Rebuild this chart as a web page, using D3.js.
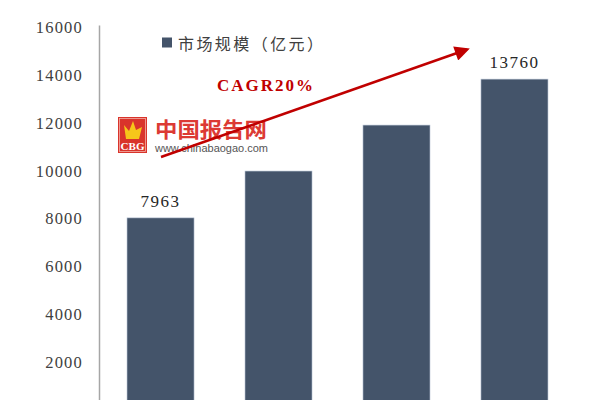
<!DOCTYPE html>
<html>
<head>
<meta charset="utf-8">
<script src="https://cdn.jsdelivr.net/npm/d3@7/dist/d3.min.js"></script>
<style>
  html, body { margin: 0; padding: 0; background: #fff; }
  svg { display: block; }
  .serif { font-family: "Liberation Serif", "Times New Roman", serif; }
</style>
</head>
<body>
<svg id="chart" width="600" height="400"></svg>
<script>
// ---- data ----
const categories = ["2016", "2017", "2018", "2019"];
const marketSize = [7963, 9920, 11840, 13760];      // 市场规模（亿元）
const labelShown = [true, false, false, true];
const yTicks = [2000, 4000, 6000, 8000, 10000, 12000, 14000, 16000];
const legendLabel = "市场规模（亿元）";
const cagrLabel = "CAGR20%";

// ---- layout ----
const svg = d3.select("#chart");
const x = d3.scaleBand().domain(categories).range([100, 575])
  .paddingInner(0.432).paddingOuter(0.229);
const y = d3.scaleLinear().domain([0, 16000]).range([408.5, 25.5]);

const barColor = "#44546a";
const textColor = "#404040";
const red = "#c00000";

// y axis line
svg.append("line")
  .attr("x1", 99.5).attr("x2", 99.5)
  .attr("y1", y(16000)).attr("y2", y(0))
  .attr("stroke", "#a6a6a6").attr("stroke-width", 1.5);

// y axis labels via d3 axis
const yAxis = d3.axisLeft(y).tickValues(yTicks).tickSize(0).tickPadding(0)
  .tickFormat(d3.format("d"));
const gy = svg.append("g").attr("transform", "translate(83,0)").call(yAxis);
gy.attr("font-family", null).attr("font-size", null);
gy.select(".domain").remove();
gy.selectAll("text")
  .attr("class", "serif")
  .style("font-family", '"Liberation Serif", "Times New Roman", serif')
  .style("font-size", "16.5px")
  .style("letter-spacing", "1.2px")
  .attr("fill", textColor)
  .attr("dy", "0.42em");

// bars
svg.selectAll("rect.bar").data(marketSize).enter().append("rect")
  .attr("class", "bar")
  .attr("x", (d, i) => x(categories[i]))
  .attr("width", x.bandwidth())
  .attr("y", d => y(d))
  .attr("height", d => y(0) - y(d))
  .attr("fill", barColor)
  .attr("stroke", "#b8c4d4").attr("stroke-width", 0.6);

// data labels
const labelData = marketSize.map((v, i) => ({ v, c: categories[i], show: labelShown[i] }))
  .filter(d => d.show);
svg.selectAll("text.val").data(labelData)
  .enter().append("text")
  .attr("class", "val")
  .attr("x", d => x(d.c) + x.bandwidth() / 2)
  .attr("y", d => y(d.v) - 11)
  .attr("text-anchor", "middle")
  .style("font-family", '"Liberation Serif", "Times New Roman", serif')
  .style("font-size", "17px")
  .style("letter-spacing", "1.5px")
  .attr("fill", "#262626")
  .text(d => d.v);

// legend
svg.append("rect").attr("x", 162).attr("y", 37.5).attr("width", 10).attr("height", 10)
  .attr("fill", barColor);
svg.append("text").attr("x", 178).attr("y", 50)
  .style("font-family", '"Noto Sans CJK SC", sans-serif')
  .style("font-size", "16px")
  .attr("textLength", 145).attr("lengthAdjust", "spacing")
  .attr("fill", textColor)
  .text(legendLabel);

// watermark logo
const logo = svg.append("g").attr("transform", "translate(118,117)");
logo.append("rect").attr("width", 29).attr("height", 36).attr("fill", "#d9342b");
logo.append("rect").attr("x", 1.5).attr("y", 1.5).attr("width", 26).attr("height", 33)
  .attr("fill", "none").attr("stroke", "#f3b0a8").attr("stroke-width", 0.8);
logo.append("path").attr("d", "M6,8 L11,14 L15,4 L18,13 L24,10 L21,22 L8,22 Z")
  .attr("fill", "#f6c61a");
logo.append("text").attr("x", 14.5).attr("y", 33).attr("text-anchor", "middle")
  .style("font-family", '"Liberation Serif", serif').style("font-size", "10px")
  .style("font-weight", "bold").attr("fill", "#fff")
  .attr("textLength", 24).attr("lengthAdjust", "spacingAndGlyphs").text("CBG");
svg.append("text").attr("x", 155).attr("y", 137)
  .style("font-family", '"Noto Sans CJK SC", sans-serif')
  .style("font-size", "21px").style("font-weight", "bold")
  .attr("textLength", 112).attr("lengthAdjust", "spacingAndGlyphs")
  .attr("fill", "#dc3a34").text("中国报告网");
svg.append("text").attr("x", 155).attr("y", 152)
  .style("font-family", '"Liberation Sans", Arial, sans-serif')
  .style("font-size", "11px")
  .attr("textLength", 113).attr("lengthAdjust", "spacingAndGlyphs")
  .attr("fill", "#555").text("www.chinabaogao.com");

// CAGR arrow
const defs = svg.append("defs");
defs.append("marker").attr("id", "arrow")
  .attr("viewBox", "0 0 10 10").attr("refX", 8).attr("refY", 5)
  .attr("markerWidth", 6.5).attr("markerHeight", 6).attr("orient", "auto")
  .attr("markerUnits", "strokeWidth")
  .append("path").attr("d", "M0,0 L10,5 L0,10 Z").attr("fill", red);

const arrowStart = [161, 157];
const arrowEnd = [467, 49.5];
svg.append("line")
  .attr("x1", arrowStart[0]).attr("y1", arrowStart[1])
  .attr("x2", arrowEnd[0]).attr("y2", arrowEnd[1])
  .attr("stroke", red).attr("stroke-width", 2.5)
  .attr("marker-end", "url(#arrow)");

svg.append("text").attr("x", 217).attr("y", 91)
  .style("font-family", '"Liberation Serif", "Times New Roman", serif')
  .style("font-size", "17px").style("font-weight", "bold")
  .attr("textLength", 96).attr("lengthAdjust", "spacing")
  .attr("fill", red).text(cagrLabel);
</script>
</body>
</html>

***

• [Aim]: Copy the data word for word. Pictures do not go in the copy.

• [Exercise output]:
Rebuild this chart as a web page, using D3.js.
<!DOCTYPE html>
<html>
<head>
<meta charset="utf-8">
<script src="https://cdn.jsdelivr.net/npm/d3@7/dist/d3.min.js"></script>
<style>
  html, body { margin: 0; padding: 0; background: #fff; }
  svg { display: block; }
  .serif { font-family: "Liberation Serif", "Times New Roman", serif; }
</style>
</head>
<body>
<svg id="chart" width="600" height="400"></svg>
<script>
// ---- data ----
const categories = ["2016", "2017", "2018", "2019"];
const marketSize = [7963, 9920, 11840, 13760];      // 市场规模（亿元）
const labelShown = [true, false, false, true];
const yTicks = [2000, 4000, 6000, 8000, 10000, 12000, 14000, 16000];
const legendLabel = "市场规模（亿元）";
const cagrLabel = "CAGR20%";

// ---- layout ----
const svg = d3.select("#chart");
const x = d3.scaleBand().domain(categories).range([100, 575])
  .paddingInner(0.432).paddingOuter(0.229);
const y = d3.scaleLinear().domain([0, 16000]).range([408.5, 25.5]);

const barColor = "#44546a";
const textColor = "#404040";
const red = "#c00000";

// y axis line
svg.append("line")
  .attr("x1", 99.5).attr("x2", 99.5)
  .attr("y1", y(16000)).attr("y2", y(0))
  .attr("stroke", "#a6a6a6").attr("stroke-width", 1.5);

// y axis labels via d3 axis
const yAxis = d3.axisLeft(y).tickValues(yTicks).tickSize(0).tickPadding(0)
  .tickFormat(d3.format("d"));
const gy = svg.append("g").attr("transform", "translate(83,0)").call(yAxis);
gy.attr("font-family", null).attr("font-size", null);
gy.select(".domain").remove();
gy.selectAll("text")
  .attr("class", "serif")
  .style("font-family", '"Liberation Serif", "Times New Roman", serif')
  .style("font-size", "16.5px")
  .style("letter-spacing", "1.2px")
  .attr("fill", textColor)
  .attr("dy", "0.42em");

// bars
svg.selectAll("rect.bar").data(marketSize).enter().append("rect")
  .attr("class", "bar")
  .attr("x", (d, i) => x(categories[i]))
  .attr("width", x.bandwidth())
  .attr("y", d => y(d))
  .attr("height", d => y(0) - y(d))
  .attr("fill", barColor)
  .attr("stroke", "#b8c4d4").attr("stroke-width", 0.6);

// data labels
const labelData = marketSize.map((v, i) => ({ v, c: categories[i], show: labelShown[i] }))
  .filter(d => d.show);
svg.selectAll("text.val").data(labelData)
  .enter().append("text")
  .attr("class", "val")
  .attr("x", d => x(d.c) + x.bandwidth() / 2)
  .attr("y", d => y(d.v) - 11)
  .attr("text-anchor", "middle")
  .style("font-family", '"Liberation Serif", "Times New Roman", serif')
  .style("font-size", "17px")
  .style("letter-spacing", "1.5px")
  .attr("fill", "#262626")
  .text(d => d.v);

// legend
svg.append("rect").attr("x", 162).attr("y", 37.5).attr("width", 10).attr("height", 10)
  .attr("fill", barColor);
svg.append("text").attr("x", 178).attr("y", 50)
  .style("font-family", '"Noto Sans CJK SC", sans-serif')
  .style("font-size", "16px")
  .attr("textLength", 145).attr("lengthAdjust", "spacing")
  .attr("fill", textColor)
  .text(legendLabel);

// watermark logo
const logo = svg.append("g").attr("transform", "translate(118,117)");
logo.append("rect").attr("width", 29).attr("height", 36).attr("fill", "#d9342b");
logo.append("rect").attr("x", 1.5).attr("y", 1.5).attr("width", 26).attr("height", 33)
  .attr("fill", "none").attr("stroke", "#f3b0a8").attr("stroke-width", 0.8);
logo.append("path").attr("d", "M6,8 L11,14 L15,4 L18,13 L24,10 L21,22 L8,22 Z")
  .attr("fill", "#f6c61a");
logo.append("text").attr("x", 14.5).attr("y", 33).attr("text-anchor", "middle")
  .style("font-family", '"Liberation Serif", serif').style("font-size", "10px")
  .style("font-weight", "bold").attr("fill", "#fff")
  .attr("textLength", 24).attr("lengthAdjust", "spacingAndGlyphs").text("CBG");
svg.append("text").attr("x", 155).attr("y", 137)
  .style("font-family", '"Noto Sans CJK SC", sans-serif')
  .style("font-size", "21px").style("font-weight", "bold")
  .attr("textLength", 112).attr("lengthAdjust", "spacingAndGlyphs")
  .attr("fill", "#dc3a34").text("中国报告网");
svg.append("text").attr("x", 155).attr("y", 152)
  .style("font-family", '"Liberation Sans", Arial, sans-serif')
  .style("font-size", "11px")
  .attr("textLength", 113).attr("lengthAdjust", "spacingAndGlyphs")
  .attr("fill", "#555").text("www.chinabaogao.com");

// CAGR arrow
const defs = svg.append("defs");
defs.append("marker").attr("id", "arrow")
  .attr("viewBox", "0 0 10 10").attr("refX", 8).attr("refY", 5)
  .attr("markerWidth", 6.5).attr("markerHeight", 6).attr("orient", "auto")
  .attr("markerUnits", "strokeWidth")
  .append("path").attr("d", "M0,0 L10,5 L0,10 Z").attr("fill", red);

const arrowStart = [161, 157];
const arrowEnd = [467, 49.5];
svg.append("line")
  .attr("x1", arrowStart[0]).attr("y1", arrowStart[1])
  .attr("x2", arrowEnd[0]).attr("y2", arrowEnd[1])
  .attr("stroke", red).attr("stroke-width", 2.5)
  .attr("marker-end", "url(#arrow)");

svg.append("text").attr("x", 217).attr("y", 91)
  .style("font-family", '"Liberation Serif", "Times New Roman", serif')
  .style("font-size", "17px").style("font-weight", "bold")
  .attr("textLength", 96).attr("lengthAdjust", "spacing")
  .attr("fill", red).text(cagrLabel);
</script>
</body>
</html>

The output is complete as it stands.